● SHORT PROBLEM
Return the data exactly, with all pictures removed.

● COLLECTED DATA
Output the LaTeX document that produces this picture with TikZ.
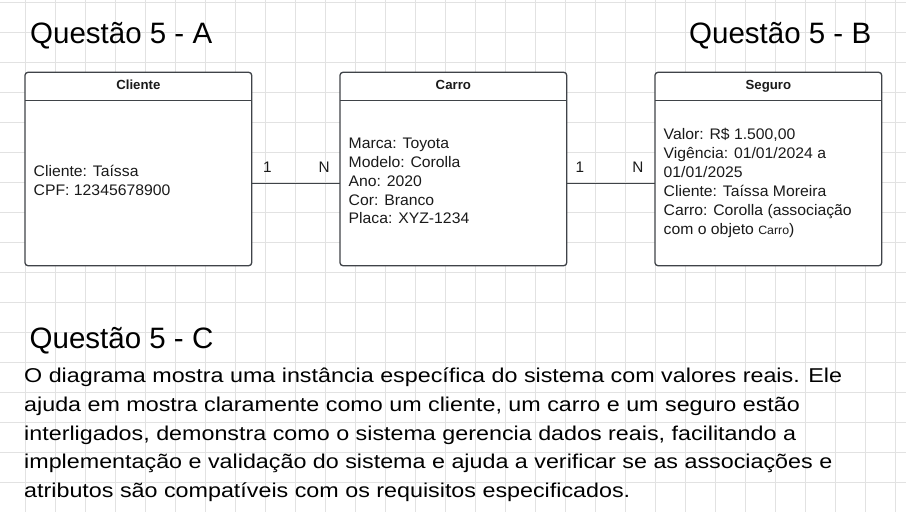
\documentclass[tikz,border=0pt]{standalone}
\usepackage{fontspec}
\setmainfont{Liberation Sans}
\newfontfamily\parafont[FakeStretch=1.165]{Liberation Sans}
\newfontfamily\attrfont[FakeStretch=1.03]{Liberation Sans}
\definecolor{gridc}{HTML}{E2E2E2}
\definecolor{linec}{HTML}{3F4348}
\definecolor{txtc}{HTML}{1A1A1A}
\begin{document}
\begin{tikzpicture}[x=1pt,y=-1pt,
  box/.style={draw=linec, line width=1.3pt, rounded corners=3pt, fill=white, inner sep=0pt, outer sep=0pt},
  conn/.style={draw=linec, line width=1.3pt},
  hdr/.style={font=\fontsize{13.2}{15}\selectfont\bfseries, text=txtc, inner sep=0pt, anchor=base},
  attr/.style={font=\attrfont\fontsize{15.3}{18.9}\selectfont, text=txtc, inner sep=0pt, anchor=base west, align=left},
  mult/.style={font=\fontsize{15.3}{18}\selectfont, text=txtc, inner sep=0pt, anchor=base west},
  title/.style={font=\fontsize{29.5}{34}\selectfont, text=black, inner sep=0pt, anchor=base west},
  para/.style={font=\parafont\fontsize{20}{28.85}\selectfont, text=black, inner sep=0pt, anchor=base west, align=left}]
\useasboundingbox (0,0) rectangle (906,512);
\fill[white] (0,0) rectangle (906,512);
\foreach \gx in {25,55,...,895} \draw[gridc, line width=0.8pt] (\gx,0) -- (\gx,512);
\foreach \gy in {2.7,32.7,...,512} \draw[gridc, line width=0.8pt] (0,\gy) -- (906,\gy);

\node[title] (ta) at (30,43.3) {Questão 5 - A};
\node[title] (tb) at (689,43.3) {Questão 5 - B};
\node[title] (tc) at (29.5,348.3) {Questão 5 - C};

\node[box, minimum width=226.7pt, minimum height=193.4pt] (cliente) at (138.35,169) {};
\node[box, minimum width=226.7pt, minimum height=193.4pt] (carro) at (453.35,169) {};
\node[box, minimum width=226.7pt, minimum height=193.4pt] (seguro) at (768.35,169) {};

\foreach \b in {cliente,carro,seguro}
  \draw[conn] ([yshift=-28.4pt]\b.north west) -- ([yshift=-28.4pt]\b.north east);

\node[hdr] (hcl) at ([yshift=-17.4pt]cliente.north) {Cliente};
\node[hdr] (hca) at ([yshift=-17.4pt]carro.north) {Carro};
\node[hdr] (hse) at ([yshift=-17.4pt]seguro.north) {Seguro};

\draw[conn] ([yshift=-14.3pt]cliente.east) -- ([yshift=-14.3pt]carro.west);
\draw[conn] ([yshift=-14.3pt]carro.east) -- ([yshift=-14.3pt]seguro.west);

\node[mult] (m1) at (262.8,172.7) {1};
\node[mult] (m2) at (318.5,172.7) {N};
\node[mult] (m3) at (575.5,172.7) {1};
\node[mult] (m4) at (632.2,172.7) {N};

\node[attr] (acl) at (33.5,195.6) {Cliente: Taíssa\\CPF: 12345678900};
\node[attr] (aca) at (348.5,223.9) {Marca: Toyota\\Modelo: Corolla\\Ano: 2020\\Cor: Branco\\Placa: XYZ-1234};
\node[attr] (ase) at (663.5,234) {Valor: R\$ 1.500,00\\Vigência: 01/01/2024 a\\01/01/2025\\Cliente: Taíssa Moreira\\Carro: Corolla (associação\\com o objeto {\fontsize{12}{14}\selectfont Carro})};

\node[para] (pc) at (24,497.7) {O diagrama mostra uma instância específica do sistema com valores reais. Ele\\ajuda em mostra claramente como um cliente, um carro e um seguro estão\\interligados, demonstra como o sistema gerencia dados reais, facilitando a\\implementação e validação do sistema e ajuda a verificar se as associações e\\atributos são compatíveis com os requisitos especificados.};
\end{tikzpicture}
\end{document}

● THE RESULT
Output the LaTeX document that produces this picture with TikZ.
\documentclass[tikz,border=0pt]{standalone}
\usepackage{fontspec}
\setmainfont{Liberation Sans}
\newfontfamily\parafont[FakeStretch=1.165]{Liberation Sans}
\newfontfamily\attrfont[FakeStretch=1.03]{Liberation Sans}
\definecolor{gridc}{HTML}{E2E2E2}
\definecolor{linec}{HTML}{3F4348}
\definecolor{txtc}{HTML}{1A1A1A}
\begin{document}
\begin{tikzpicture}[x=1pt,y=-1pt,
  box/.style={draw=linec, line width=1.3pt, rounded corners=3pt, fill=white, inner sep=0pt, outer sep=0pt},
  conn/.style={draw=linec, line width=1.3pt},
  hdr/.style={font=\fontsize{13.2}{15}\selectfont\bfseries, text=txtc, inner sep=0pt, anchor=base},
  attr/.style={font=\attrfont\fontsize{15.3}{18.9}\selectfont, text=txtc, inner sep=0pt, anchor=base west, align=left},
  mult/.style={font=\fontsize{15.3}{18}\selectfont, text=txtc, inner sep=0pt, anchor=base west},
  title/.style={font=\fontsize{29.5}{34}\selectfont, text=black, inner sep=0pt, anchor=base west},
  para/.style={font=\parafont\fontsize{20}{28.85}\selectfont, text=black, inner sep=0pt, anchor=base west, align=left}]
\useasboundingbox (0,0) rectangle (906,512);
\fill[white] (0,0) rectangle (906,512);
\foreach \gx in {25,55,...,895} \draw[gridc, line width=0.8pt] (\gx,0) -- (\gx,512);
\foreach \gy in {2.7,32.7,...,512} \draw[gridc, line width=0.8pt] (0,\gy) -- (906,\gy);

\node[title] (ta) at (30,43.3) {Questão 5 - A};
\node[title] (tb) at (689,43.3) {Questão 5 - B};
\node[title] (tc) at (29.5,348.3) {Questão 5 - C};

\node[box, minimum width=226.7pt, minimum height=193.4pt] (cliente) at (138.35,169) {};
\node[box, minimum width=226.7pt, minimum height=193.4pt] (carro) at (453.35,169) {};
\node[box, minimum width=226.7pt, minimum height=193.4pt] (seguro) at (768.35,169) {};

\foreach \b in {cliente,carro,seguro}
  \draw[conn] ([yshift=-28.4pt]\b.north west) -- ([yshift=-28.4pt]\b.north east);

\node[hdr] (hcl) at ([yshift=-17.4pt]cliente.north) {Cliente};
\node[hdr] (hca) at ([yshift=-17.4pt]carro.north) {Carro};
\node[hdr] (hse) at ([yshift=-17.4pt]seguro.north) {Seguro};

\draw[conn] ([yshift=-14.3pt]cliente.east) -- ([yshift=-14.3pt]carro.west);
\draw[conn] ([yshift=-14.3pt]carro.east) -- ([yshift=-14.3pt]seguro.west);

\node[mult] (m1) at (262.8,172.7) {1};
\node[mult] (m2) at (318.5,172.7) {N};
\node[mult] (m3) at (575.5,172.7) {1};
\node[mult] (m4) at (632.2,172.7) {N};

\node[attr] (acl) at (33.5,195.6) {Cliente: Taíssa\\CPF: 12345678900};
\node[attr] (aca) at (348.5,223.9) {Marca: Toyota\\Modelo: Corolla\\Ano: 2020\\Cor: Branco\\Placa: XYZ-1234};
\node[attr] (ase) at (663.5,234) {Valor: R\$ 1.500,00\\Vigência: 01/01/2024 a\\01/01/2025\\Cliente: Taíssa Moreira\\Carro: Corolla (associação\\com o objeto {\fontsize{12}{14}\selectfont Carro})};

\node[para] (pc) at (24,497.7) {O diagrama mostra uma instância específica do sistema com valores reais. Ele\\ajuda em mostra claramente como um cliente, um carro e um seguro estão\\interligados, demonstra como o sistema gerencia dados reais, facilitando a\\implementação e validação do sistema e ajuda a verificar se as associações e\\atributos são compatíveis com os requisitos especificados.};
\end{tikzpicture}
\end{document}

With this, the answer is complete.